Lavorare per frammenti d’ozio

L’ozio è il padre di tutti i vizi, il tempo è denaro, ma col denaro non ci garantiamo una cura del sé che altro non è, se non otium nel suo reale significato?
L’asservimento a concetti come: utilità, tempo come denaro, criteri di redditività e potere, privano questa meravigliosa attività del suo aspetto di ricerca fisica, intellettuale e spirituale, togliendo al contempo qualità al vivere dell’uomo. Il profitto fine a se stesso imprigiona e vincola il vivere in meccanismi che lo sclerotizzano.
Una serie continua di messaggi negativi priva costantemente l’essere umano del tempo per ricrearsi. Inconsapevolmente siamo, cassa di risonanza per significati che, cinici e dimentichi delle priorità umane, relegano concetti come ozio, cura  e spirito al regno del vizio, dello spreco, dileggiandoli, come se tali attributi fossero loro impliciti.
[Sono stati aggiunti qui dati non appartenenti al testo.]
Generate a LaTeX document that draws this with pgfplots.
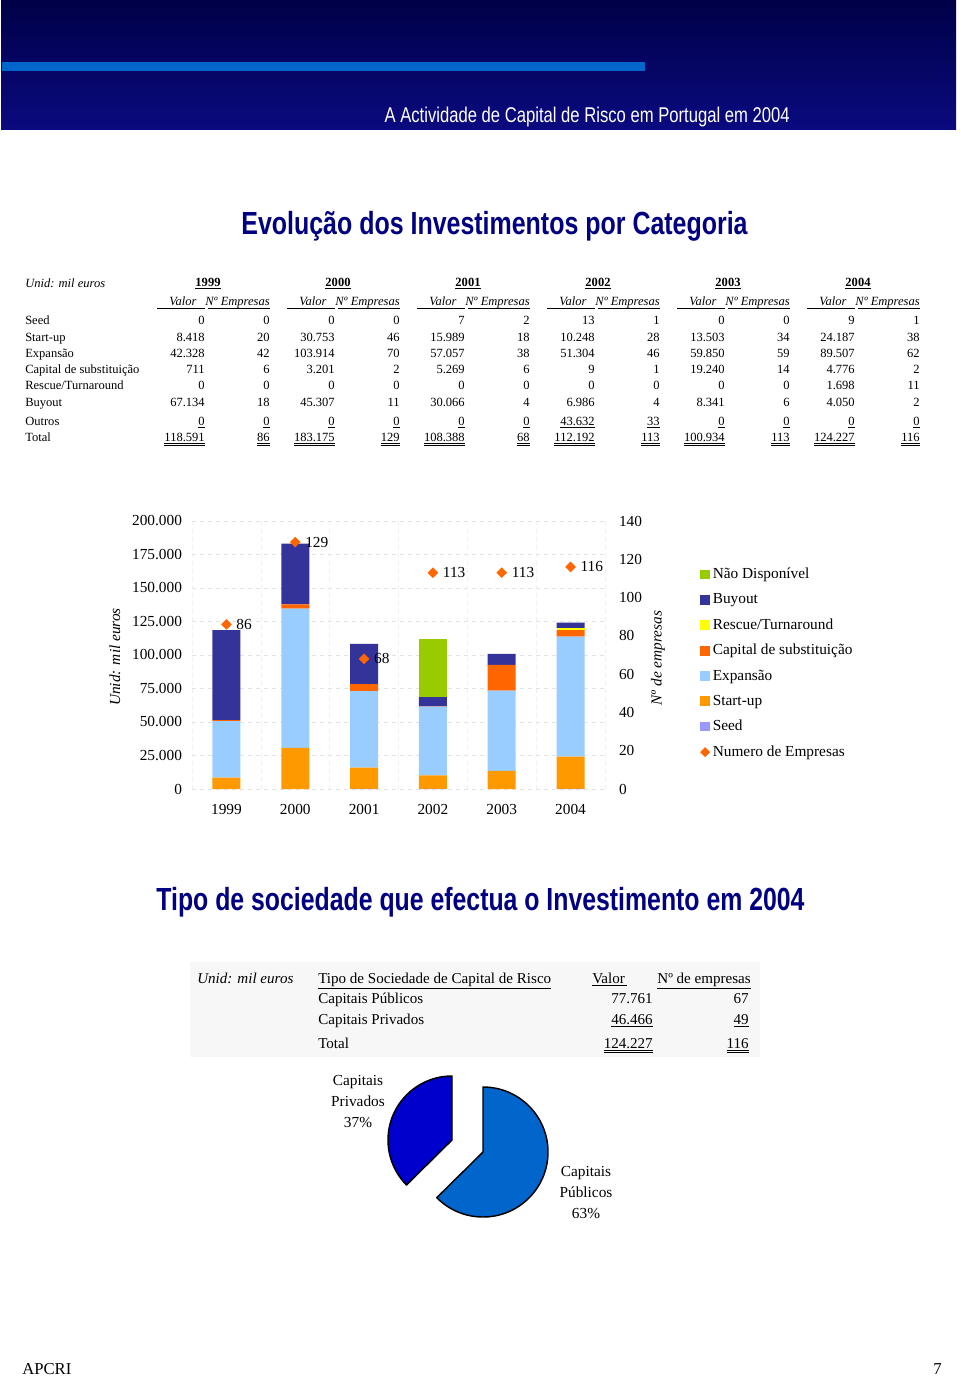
\documentclass[border=0pt]{standalone}
\usepackage{pgfplots}
\pgfplotsset{compat=1.18}
\usepackage{fontspec}
\usepackage{graphicx}
\setmainfont{Liberation Serif}
\newfontfamily\arial{Liberation Sans}
\definecolor{cSeed}{HTML}{9999FF}
\definecolor{cStart}{HTML}{FF9900}
\definecolor{cExp}{HTML}{99CCFF}
\definecolor{cCap}{HTML}{FF6600}
\definecolor{cRes}{HTML}{FFFF00}
\definecolor{cBuy}{HTML}{333399}
\definecolor{cND}{HTML}{99CC00}
\definecolor{cNum}{HTML}{FF6600}
\definecolor{navyT}{HTML}{000080}
\definecolor{barBlue}{HTML}{0066CC}
\definecolor{cPub}{HTML}{0066CC}
\definecolor{cPriv}{HTML}{0000CC}
\newcommand\tabfont{\fontsize{9.4}{11}\selectfont}
\newcommand\tabfontB{\fontsize{11.3}{13}\selectfont}
\newcommand\chartfont{\fontsize{11.5}{13.8}\selectfont}
\newcommand\dul[1]{\underline{\underline{#1}}}
\newcommand\trow[2]{\foreach \v [count=\j from 0] in {#2} {\pgfmathsetmacro\xx{205+130*int(\j/2)+65*mod(\j,2)}\node[anchor=base east, inner sep=0, font=\tabfont] at (\xx,#1) {\v};}}
\newcommand\trowU[2]{\foreach \v [count=\j from 0] in {#2} {\pgfmathsetmacro\xx{205+130*int(\j/2)+65*mod(\j,2)}\node[anchor=base east, inner sep=0, font=\tabfont] at (\xx,#1) {\underline{\v}};}}
\newcommand\trowD[2]{\foreach \v [count=\j from 0] in {#2} {\pgfmathsetmacro\xx{205+130*int(\j/2)+65*mod(\j,2)}\node[anchor=base east, inner sep=0, font=\tabfont] at (\xx,#1) {\dul{\v}};}}
\pgfplotsset{sqleg/.style={legend image code/.code={\fill[##1, draw=none] (0pt,-3.7pt) rectangle (7.5pt,3.7pt);}}}
\begin{document}
\begin{tikzpicture}[x=0.75pt,y=-0.75pt]
\path[use as bounding box] (0,0) rectangle (960,1377);
% ---------- header banner
\shade[top color={rgb,255:red,0;green,0;blue,72}, bottom color={rgb,255:red,10;green,10;blue,128}] (1,1) rectangle (956,130);
\fill[barBlue] (2,62) rectangle (645,71);
\node[anchor=base east, inner sep=0, text=white] at (790,123) {\scalebox{0.78}[1]{\arial\fontsize{16}{18}\selectfont A Actividade de Capital de Risco em Portugal em 2004}};
% ---------- title 1
\node[anchor=base, inner sep=0, text=navyT] at (494.5,234) {\scalebox{0.78}[1]{\arial\bfseries\fontsize{24}{28}\selectfont Evolução dos Investimentos por Categoria}};
% ---------- table 1
\node[anchor=base west, inner sep=0, font={\tabfont\itshape}] at (25,287) {Unid: mil euros};
\foreach \yr [count=\i from 0] in {1999,2000,2001,2002,2003,2004} {
  \node[anchor=base, inner sep=0, font={\tabfont\bfseries}] at ({208+130*\i},286) {\underline{\yr}};
  \node[anchor=base, inner sep=0, font={\tabfont\itshape}] at ({183+130*\i},305) {Valor};
  \draw[line width=0.7pt] ({157+130*\i},308.5) -- ({205+130*\i},308.5);
  \node[anchor=base east, inner sep=0, font={\tabfont\itshape}] at ({270+130*\i},305) {Nº Empresas};
  \draw[line width=0.7pt] ({208+130*\i},308.5) -- ({270+130*\i},308.5);
}
\foreach \lab/\y in {Seed/324, Start-up/341, Expansão/357, Capital de substituição/373, {Rescue/Turnaround}/389, Buyout/406, Outros/425, Total/441} {
  \node[anchor=base west, inner sep=0, font=\tabfont] at (25,\y) {\lab};
}
\trow{324}{0,0,0,0,7,2,13,1,0,0,9,1}
\trow{341}{8.418,20,30.753,46,15.989,18,10.248,28,13.503,34,24.187,38}
\trow{357}{42.328,42,103.914,70,57.057,38,51.304,46,59.850,59,89.507,62}
\trow{373}{711,6,3.201,2,5.269,6,9,1,19.240,14,4.776,2}
\trow{389}{0,0,0,0,0,0,0,0,0,0,1.698,11}
\trow{406}{67.134,18,45.307,11,30.066,4,6.986,4,8.341,6,4.050,2}
\trowU{425}{0,0,0,0,0,0,43.632,33,0,0,0,0}
\trowD{441}{118.591,86,183.175,129,108.388,68,112.192,113,100.934,113,124.227,116}
% ---------- chart
\coordinate (O) at (192,789);
\begin{axis}[at={(O)}, anchor=south west, scale only axis, width=309.75pt, height=201pt,
  xmin=-0.5, xmax=5.5, ymin=0, ymax=200000,
  ybar stacked, bar width=21pt,
  axis line style={draw=none}, major tick length=0pt, minor tick length=0pt,
  xtick={0,1,2,3,4,5}, xticklabels={1999,2000,2001,2002,2003,2004},
  minor xtick={-0.5,0.5,1.5,2.5,3.5,4.5,5.5},
  ytick={0,25000,50000,75000,100000,125000,150000,175000,200000},
  yticklabels={0,25.000,50.000,75.000,100.000,125.000,150.000,175.000,200.000},
  scaled y ticks=false,
  ymajorgrids, xminorgrids, major grid style={gray!22, dashed}, minor grid style={gray!12, dashed},
  ticklabel style={font=\chartfont},
  yticklabel style={xshift=-4pt},
  xticklabel style={yshift=-8pt},
  legend style={at={(1.22,0.845)}, anchor=north west, draw=none, fill=none, font=\chartfont, row sep=5.7pt},
  legend cell align=left,
  clip=false]
\addplot[fill=cSeed, draw=none, forget plot] coordinates {(0,0) (1,0) (2,7) (3,13) (4,0) (5,9)};
\addplot[fill=cStart, draw=none, forget plot] coordinates {(0,8418) (1,30753) (2,15989) (3,10248) (4,13503) (5,24187)};
\addplot[fill=cExp, draw=none, forget plot] coordinates {(0,42328) (1,103914) (2,57057) (3,51304) (4,59850) (5,89507)};
\addplot[fill=cCap, draw=none, forget plot] coordinates {(0,711) (1,3201) (2,5269) (3,9) (4,19240) (5,4776)};
\addplot[fill=cRes, draw=none, forget plot] coordinates {(0,0) (1,0) (2,0) (3,0) (4,0) (5,1698)};
\addplot[fill=cBuy, draw=none, forget plot] coordinates {(0,67134) (1,45307) (2,30066) (3,6986) (4,8341) (5,4050)};
\addplot[fill=cND, draw=none, forget plot] coordinates {(0,0) (1,0) (2,0) (3,43632) (4,0) (5,0)};
\addlegendimage{sqleg, fill=cND}\addlegendentry{Não Disponível}
\addlegendimage{sqleg, fill=cBuy}\addlegendentry{Buyout}
\addlegendimage{sqleg, fill=cRes}\addlegendentry{Rescue/Turnaround}
\addlegendimage{sqleg, fill=cCap}\addlegendentry{Capital de substituição}
\addlegendimage{sqleg, fill=cExp}\addlegendentry{Expansão}
\addlegendimage{sqleg, fill=cStart}\addlegendentry{Start-up}
\addlegendimage{sqleg, fill=cSeed}\addlegendentry{Seed}
\addlegendimage{legend image code/.code={\begin{scope}\pgftransformshift{\pgfpoint{3.75pt}{0pt}}\pgftransformrotate{45}\pgfsetfillcolor{cNum}\pgfsetstrokecolor{cNum}\pgfsetplotmarksize{2.4pt}\pgfuseplotmark{square*}\end{scope}}}\addlegendentry{Numero de Empresas}
\end{axis}
\begin{axis}[at={(O)}, anchor=south west, scale only axis, width=309.75pt, height=201pt,
  xmin=-0.5, xmax=5.5, ymin=0, ymax=140,
  axis y line*=right, hide x axis, axis line style={draw=none}, major tick length=0pt,
  ytick={0,20,40,60,80,100,120,140},
  yticklabels={0,20,40,60,80,100,120,140},
  ticklabel style={font=\chartfont},
  yticklabel style={xshift=7pt},
  point meta=explicit symbolic,
  nodes near coords={\pgfplotspointmeta},
  every node near coord/.append style={anchor=west, font=\chartfont, text=black, xshift=4pt},
  clip=false]
\addplot[only marks, mark=square*, mark size=2.6pt, mark options={rotate=45, fill=cNum, draw=cNum}] coordinates {(0,86) [86] (1,129) [129] (2,68) [68] (3,113) [113] (4,113) [113] (5,116) [116]};
\end{axis}
\node[rotate=90, inner sep=0, font={\chartfont\itshape}] at (115,657) {Unid: mil euros};
\node[rotate=90, inner sep=0, font={\chartfont\itshape}] at (658,658) {Nº de empresas};
% ---------- title 2
\node[anchor=base, inner sep=0, text=navyT] at (480.5,910) {\scalebox{0.776}[1]{\arial\bfseries\fontsize{24}{28}\selectfont Tipo de sociedade que efectua o Investimento em 2004}};
% ---------- table 2
\fill[gray!6] (190,962) rectangle (760,1057);
\node[anchor=base west, inner sep=0, font={\tabfontB\itshape}] at (197,983) {Unid: mil euros};
\node[anchor=base west, inner sep=0, font=\tabfontB] at (318,983) {\underline{Tipo de Sociedade de Capital de Risco}};
\node[anchor=base west, inner sep=0, font=\tabfontB] at (592,983) {\underline{Valor\,}};
\node[anchor=base east, inner sep=0, font=\tabfontB] at (751,983) {\underline{Nº de empresas}};
\node[anchor=base west, inner sep=0, font=\tabfontB] at (318,1003) {Capitais Públicos};
\node[anchor=base west, inner sep=0, font=\tabfontB] at (318,1024) {Capitais Privados};
\node[anchor=base west, inner sep=0, font=\tabfontB] at (318,1048) {Total};
\node[anchor=base east, inner sep=0, font=\tabfontB] at (653,1003) {77.761};
\node[anchor=base east, inner sep=0, font=\tabfontB] at (653,1024) {\underline{46.466}};
\node[anchor=base east, inner sep=0, font=\tabfontB] at (653,1048) {\dul{124.227}};
\node[anchor=base east, inner sep=0, font=\tabfontB] at (749,1003) {67};
\node[anchor=base east, inner sep=0, font=\tabfontB] at (749,1024) {\underline{49}};
\node[anchor=base east, inner sep=0, font=\tabfontB] at (749,1048) {\dul{116}};
% ---------- pie
\pgfmathsetmacro\angPub{77.761/(77.761+46.466)*360}
\begin{scope}[shift={(483,1152)}, yscale=-1]
  \filldraw[fill=cPub, draw=black, line width=1.1pt, line join=round] (0,0) -- (90:65) arc[start angle=90, end angle={90-\angPub}, radius=65] -- cycle;
  \filldraw[fill=cPriv, draw=black, line width=1.1pt, line join=round] (-31,12) -- ++(90:64) arc[start angle=90, end angle={450-\angPub}, radius=64] -- cycle;
\end{scope}
\node[align=center, inner sep=0, font={\fontsize{11.5}{15.75}\selectfont}] at (358,1102) {Capitais\\Privados\\37\%};
\node[align=center, inner sep=0, font={\fontsize{11.5}{15.75}\selectfont}] at (586,1193) {Capitais\\Públicos\\63\%};
% ---------- footer
\node[anchor=base west, inner sep=0, font={\fontsize{12.5}{14}\selectfont}] at (22,1374) {APCRI};
\node[anchor=base east, inner sep=0, font={\fontsize{12.5}{14}\selectfont}] at (942,1374) {7};
\end{tikzpicture}
\end{document}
Per questo la logica di luoghi ricreativi dove curare corpo e sensi, riattivando il contatto con noi stessi e gli elementi che ci circondano, non dovrebbe essere visto come mera banalità, ma come crescita anche spirituale.
Un respiro per prendere le distanze da realtà convulse, un ricordo di ciò che era, una ricerca per dare realmente senso all’uomo.
Una contemplazione che sia sinestesia sensoriale e culturale ibridazione di oriente e occidente, di tempo antico che divenga futuro che ricorda.
I miei progetti, non sono pausa, ma luoghi per nuove storie, che permettano di uscire e rientrare nel mondo rallentandolo e migliorandolo al contempo, il minimo sforzo per il massimo risultato. Si  riaffaccia il “less is more”. D’altronde la forma che culla i sensi, è madre di contenuti futuri che compartecipano a ricreare l’uomo, astraendolo dal “tram tram” che lo inaridisce, lasciandolo in balia di ciò che il “lavoro utile” ha creato, un semplice non senso. I pensieri abbisognano anche di luoghi in cui germogliare, cercarli e assaporarli non è vizio e banalità, ma è un momento che può divenire realmente proprio.
Darsi ad uno stoicismo distorto che, demagogicamente, ci sprona a spenderci, in termini lavorativi senza lasciare del tempo che sia per noi – un tempo che solo in quel momento diviene ricchezza – è una pratica che non sempre nobilita l’uomo.